- [What is asked] Without the pictures, can you quote each line below exactly?

- [Source excerpt]
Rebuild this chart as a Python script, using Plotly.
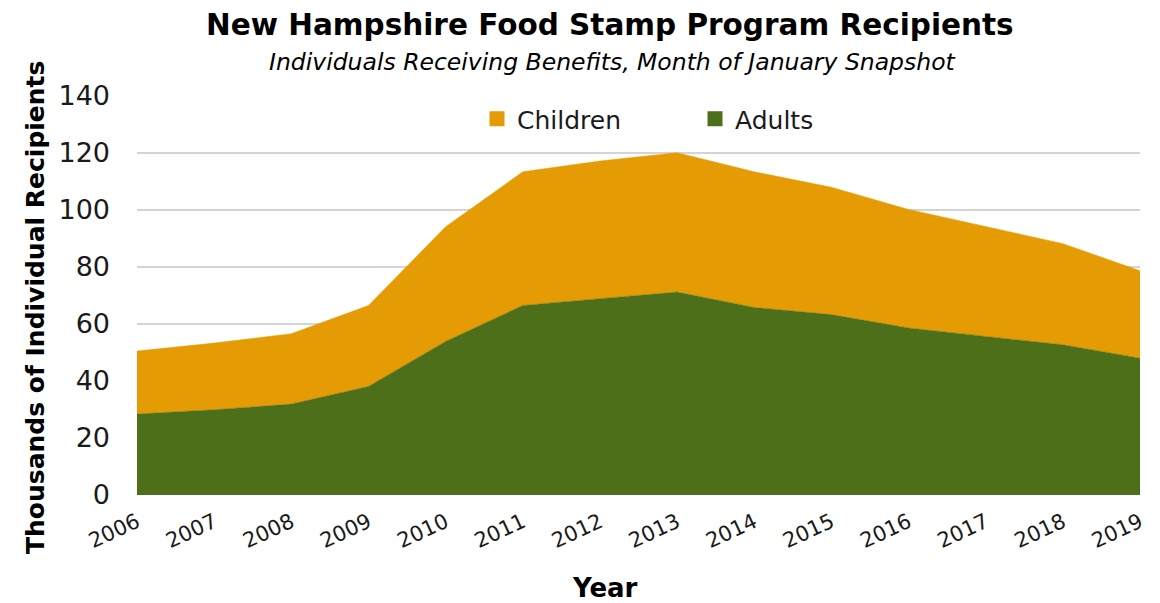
import plotly.graph_objects as go

years = [2006, 2007, 2008, 2009, 2010, 2011, 2012, 2013, 2014, 2015, 2016, 2017, 2018, 2019]
adults = [28.4, 29.9, 31.9, 38.1, 53.9, 66.5, 68.9, 71.2, 65.8, 63.3, 58.6, 55.6, 52.7, 48.0]
children = [22.1, 23.4, 24.7, 28.4, 40.2, 46.9, 48.3, 48.9, 47.6, 44.7, 41.6, 38.5, 35.5, 30.7]
y_ticks = [0, 20, 40, 60, 80, 100, 120, 140]

GREEN = "#4E6F1A"
ORANGE = "#E59C04"
FONT = "DejaVu Sans"
TXT = "#1a1a1a"

fig = go.Figure()
fig.add_trace(go.Scatter(x=years, y=adults, name="Adults", mode="lines",
                         stackgroup="one", line=dict(width=0.5, color=GREEN),
                         fillcolor=GREEN, showlegend=False))
fig.add_trace(go.Scatter(x=years, y=children, name="Children", mode="lines",
                         stackgroup="one", line=dict(width=0.5, color=ORANGE),
                         fillcolor=ORANGE, showlegend=False))
# legend-only entries with square swatches
fig.add_trace(go.Scatter(x=[None], y=[None], name="Children", mode="markers",
                         marker=dict(symbol="square", size=15, color=ORANGE)))
fig.add_trace(go.Scatter(x=[None], y=[None], name="Adults", mode="markers",
                         marker=dict(symbol="square", size=15, color=GREEN)))

# page body has an 8px margin, so the figure is sized/offset to compensate
fig.update_layout(
    width=1152, height=595,
    margin=dict(l=129, r=20, t=88, b=108, autoexpand=False),
    paper_bgcolor="white", plot_bgcolor="white",
    font=dict(family=FONT, color=TXT),
    legend=dict(orientation="h", x=0.339, xanchor="left", y=1.0, yanchor="top",
                traceorder="normal", font=dict(size=25, family=FONT, color=TXT),
                entrywidth=173, entrywidthmode="pixels", bgcolor="rgba(0,0,0,0)"),
    showlegend=True,
    annotations=[
        dict(text="<b>New Hampshire Food Stamp Program Recipients</b>",
             xref="paper", yref="paper", x=0.4716, y=1.178, xanchor="center", yanchor="middle",
             showarrow=False, font=dict(size=29.5, family=FONT, color="black")),
        dict(text="<i>Individuals Receiving Benefits, Month of January Snapshot</i>",
             xref="paper", yref="paper", x=0.4736, y=1.085, xanchor="center", yanchor="middle",
             showarrow=False, font=dict(size=23.5, family=FONT, color="black")),
        dict(text="<b>Thousands of Individual Recipients</b>", textangle=-90,
             xref="paper", yref="paper", x=-0.1017, y=0.471, xanchor="center", yanchor="middle",
             showarrow=False, font=dict(size=25, family=FONT, color="black")),
        dict(text="<b>Year</b>",
             xref="paper", yref="paper", x=0.4666, y=-0.232, xanchor="center", yanchor="middle",
             showarrow=False, font=dict(size=26, family=FONT, color="black")),
    ],
)
fig.update_xaxes(
    range=[2006, 2019], tickmode="array", tickvals=years,
    ticktext=[str(y) for y in years], tickangle=-25, automargin=False,
    tickfont=dict(size=21, family=FONT, color=TXT),
    showgrid=False, zeroline=False, showline=False, ticks="", ticklabelstandoff=10,
)
fig.update_yaxes(
    range=[0, 140], tickmode="array", tickvals=y_ticks, automargin=False,
    tickfont=dict(size=27, family=FONT, color=TXT),
    showgrid=True, gridcolor="#d4d4d4", gridwidth=1.5, zeroline=False,
    showline=False, ticks="", ticklabelstandoff=26,
)

fig.write_html("out.html")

- [Answer to the problem]
Rebuild this chart as a Python script, using Plotly.
import plotly.graph_objects as go

years = [2006, 2007, 2008, 2009, 2010, 2011, 2012, 2013, 2014, 2015, 2016, 2017, 2018, 2019]
adults = [28.4, 29.9, 31.9, 38.1, 53.9, 66.5, 68.9, 71.2, 65.8, 63.3, 58.6, 55.6, 52.7, 48.0]
children = [22.1, 23.4, 24.7, 28.4, 40.2, 46.9, 48.3, 48.9, 47.6, 44.7, 41.6, 38.5, 35.5, 30.7]
y_ticks = [0, 20, 40, 60, 80, 100, 120, 140]

GREEN = "#4E6F1A"
ORANGE = "#E59C04"
FONT = "DejaVu Sans"
TXT = "#1a1a1a"

fig = go.Figure()
fig.add_trace(go.Scatter(x=years, y=adults, name="Adults", mode="lines",
                         stackgroup="one", line=dict(width=0.5, color=GREEN),
                         fillcolor=GREEN, showlegend=False))
fig.add_trace(go.Scatter(x=years, y=children, name="Children", mode="lines",
                         stackgroup="one", line=dict(width=0.5, color=ORANGE),
                         fillcolor=ORANGE, showlegend=False))
# legend-only entries with square swatches
fig.add_trace(go.Scatter(x=[None], y=[None], name="Children", mode="markers",
                         marker=dict(symbol="square", size=15, color=ORANGE)))
fig.add_trace(go.Scatter(x=[None], y=[None], name="Adults", mode="markers",
                         marker=dict(symbol="square", size=15, color=GREEN)))

# page body has an 8px margin, so the figure is sized/offset to compensate
fig.update_layout(
    width=1152, height=595,
    margin=dict(l=129, r=20, t=88, b=108, autoexpand=False),
    paper_bgcolor="white", plot_bgcolor="white",
    font=dict(family=FONT, color=TXT),
    legend=dict(orientation="h", x=0.339, xanchor="left", y=1.0, yanchor="top",
                traceorder="normal", font=dict(size=25, family=FONT, color=TXT),
                entrywidth=173, entrywidthmode="pixels", bgcolor="rgba(0,0,0,0)"),
    showlegend=True,
    annotations=[
        dict(text="<b>New Hampshire Food Stamp Program Recipients</b>",
             xref="paper", yref="paper", x=0.4716, y=1.178, xanchor="center", yanchor="middle",
             showarrow=False, font=dict(size=29.5, family=FONT, color="black")),
        dict(text="<i>Individuals Receiving Benefits, Month of January Snapshot</i>",
             xref="paper", yref="paper", x=0.4736, y=1.085, xanchor="center", yanchor="middle",
             showarrow=False, font=dict(size=23.5, family=FONT, color="black")),
        dict(text="<b>Thousands of Individual Recipients</b>", textangle=-90,
             xref="paper", yref="paper", x=-0.1017, y=0.471, xanchor="center", yanchor="middle",
             showarrow=False, font=dict(size=25, family=FONT, color="black")),
        dict(text="<b>Year</b>",
             xref="paper", yref="paper", x=0.4666, y=-0.232, xanchor="center", yanchor="middle",
             showarrow=False, font=dict(size=26, family=FONT, color="black")),
    ],
)
fig.update_xaxes(
    range=[2006, 2019], tickmode="array", tickvals=years,
    ticktext=[str(y) for y in years], tickangle=-25, automargin=False,
    tickfont=dict(size=21, family=FONT, color=TXT),
    showgrid=False, zeroline=False, showline=False, ticks="", ticklabelstandoff=10,
)
fig.update_yaxes(
    range=[0, 140], tickmode="array", tickvals=y_ticks, automargin=False,
    tickfont=dict(size=27, family=FONT, color=TXT),
    showgrid=True, gridcolor="#d4d4d4", gridwidth=1.5, zeroline=False,
    showline=False, ticks="", ticklabelstandoff=26,
)

fig.write_html("out.html")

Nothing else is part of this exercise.